Accurate traffic forecasting at intersections governed by intelligent traffic signals is critical for the advancement of an effective intelligent traffic signal control system. However, due to the irregular traffic time series produced by intelligent intersections, the traffic forecasting task becomes much more intractable and imposes three major new challenges: 1) asynchronous spatial dependency, 2) irregular temporal dependency among traffic data, and 3) variable-length sequence to be predicted, which severely impede the performance of current traffic forecasting methods. To this end, we propose an Asynchronous Spatio-tEmporal graph convolutional nEtwoRk (ASeer) to predict the traffic states of the lanes entering intelligent intersections in a future time window.

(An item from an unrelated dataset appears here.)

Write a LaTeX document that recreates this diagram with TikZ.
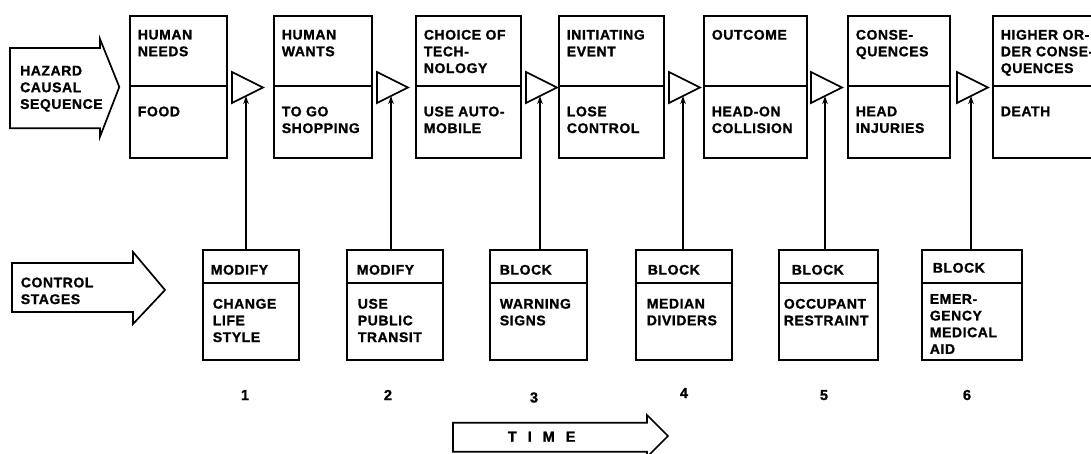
\documentclass[tikz,border=0pt]{standalone}
\usepackage{fontspec}
\newfontfamily\hf{Liberation Sans Bold}[LetterSpace=4, FakeBold=1.2]
\newfontfamily\hft{Liberation Sans Bold}[LetterSpace=48, FakeBold=1.2]
\usetikzlibrary{arrows.meta}
\begin{document}
\begin{tikzpicture}[x=1pt,y=-1pt,
  line width=1.7pt,
  boxst/.style={draw, inner sep=0pt, anchor=north west},
  txt/.style={anchor=north west, inner sep=0pt, align=left,
    font=\hf\fontsize{14}{16.7}\selectfont},
  numst/.style={anchor=base, inner sep=0pt,
    font=\hf\fontsize{14.5}{16.7}\selectfont},
  conn/.style={-{Stealth[length=8pt,width=5.5pt]}},
  tri/.style={draw, line join=miter},
  bigarrow/.style={draw, line join=miter}]
\useasboundingbox (0,0) rectangle (1091,453);
\clip (0,0) rectangle (1091,453);

% hazard causal sequence arrow
\draw[bigarrow] (10,48) -- (100,48) -- (100,39) -- (119.3,87) -- (100,136.7)
  -- (100,128.3) -- (10,128.3) -- cycle;
\node[txt] (hazard) at (19.3,65) {HAZARD\\CAUSAL\\SEQUENCE};

% control stages arrow
\draw[bigarrow] (12,263) -- (133,263) -- (133,252) -- (165,290) -- (133,324)
  -- (133,312) -- (12,312) -- cycle;
\node[txt] (control) at (20,276.7) {CONTROL\\STAGES};

% top boxes
\foreach \l/\r/\n/\a/\b in {
  129/226/h1/{HUMAN\\NEEDS}/{FOOD},
  273/371/h2/{HUMAN\\WANTS}/{TO GO\\SHOPPING},
  415/520/h3/{CHOICE OF\\TECH-\\NOLOGY}/{USE AUTO-\\MOBILE},
  558/663/h4/{INITIATING\\EVENT}/{LOSE\\CONTROL},
  703/806/h5/{OUTCOME}/{HEAD-ON\\COLLISION},
  847/949/h6/{CONSE-\\QUENCES}/{HEAD\\INJURIES},
  992/1110/h7/{HIGHER OR-\\DER CONSE-\\QUENCES}/{DEATH}}{
  \node[boxst, minimum width={(\r-\l)*1pt}, minimum height=142pt] (\n) at (\l,15) {};
  \draw (\n.west |- 0,86) -- (\n.east |- 0,86);
  \node[txt] (\n-a) at (\l+8,29) {\a};
  \node[txt] (\n-b) at (\l+8,105.7) {\b};
}

% triangles
\foreach \L/\n in {232/t1,377/t2,526/t3,669/t4,811/t5,957/t6}{
  \draw[tri] (\L,72) -- (\L+31,87.5) -- (\L,103) -- cycle;
  \coordinate (\n) at (\L+14,96);
}

% bottom boxes
\foreach \l/\r/\n/\ia/\ib/\ya/\yb/\a/\b in {
  202/298/c1/8/10/264/298/{MODIFY}/{CHANGE\\LIFE\\STYLE},
  346/442/c2/10/11/264/298/{MODIFY}/{USE\\PUBLIC\\TRANSIT},
  489/586/c3/10/10/264/298/{BLOCK}/{WARNING\\SIGNS},
  635/731/c4/12/11/264/298/{BLOCK}/{MEDIAN\\DIVIDERS},
  778/877/c5/13/5/264/298/{BLOCK}/{OCCUPANT\\RESTRAINT},
  921/1021/c6/11/8/262/293.3/{BLOCK}/{EMER-\\GENCY\\MEDICAL\\AID}}{
  \node[boxst, minimum width={(\r-\l)*1pt}, minimum height=110pt] (\n) at (\l,249) {};
  \draw (\n.west |- 0,283) -- (\n.east |- 0,283);
  \node[txt] (\n-a) at (\l+\ia,\ya) {\a};
  \node[txt] (\n-b) at (\l+\ib,\yb) {\b};
}

% connectors
\foreach \i in {1,...,6}{
  \draw[conn] (c\i.north -| t\i) -- (t\i);
}

% stage numbers
\node[numst] (n1) at (245,400) {1};
\node[numst] (n2) at (388,400) {2};
\node[numst] (n3) at (534,402.5) {3};
\node[numst] (n4) at (684,398) {4};
\node[numst] (n5) at (824,400) {5};
\node[numst] (n6) at (967,400) {6};

% time arrow
\draw[bigarrow] (453,422.7) -- (647,422.7) -- (647,415) -- (668,436) -- (647,457)
  -- (647,451.7) -- (453,451.7) -- cycle;
\node[anchor=base west, inner sep=0pt, font=\hft\fontsize{14.5}{16.7}\selectfont]
  (time) at (507,441.7) {T I M E};
\end{tikzpicture}
\end{document}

Specifically, by linking lanes via a traffic diffusion graph, we first propose an Asynchronous Graph Diffusion Network to model the asynchronous spatial dependency between the time-misaligned traffic state measurements of lanes. After that, to capture the temporal dependency within irregular traffic state sequence, a learnable personalized time encoding is devised to embed the continuous time for each lane. Then we propose a Transformable Time-aware Convolution Network that learns meta-filters to derive time-aware convolution filters with transformable filter sizes for efficient temporal convolution on the irregular sequence. Furthermore, a Semi-Autoregressive Prediction Network consisting of a state evolution unit and a semiautoregressive predictor is designed to effectively and efficiently predict variable-length traffic state sequences. Extensive experiments on two real-world datasets demonstrate the effectiveness of ASeer in six metrics.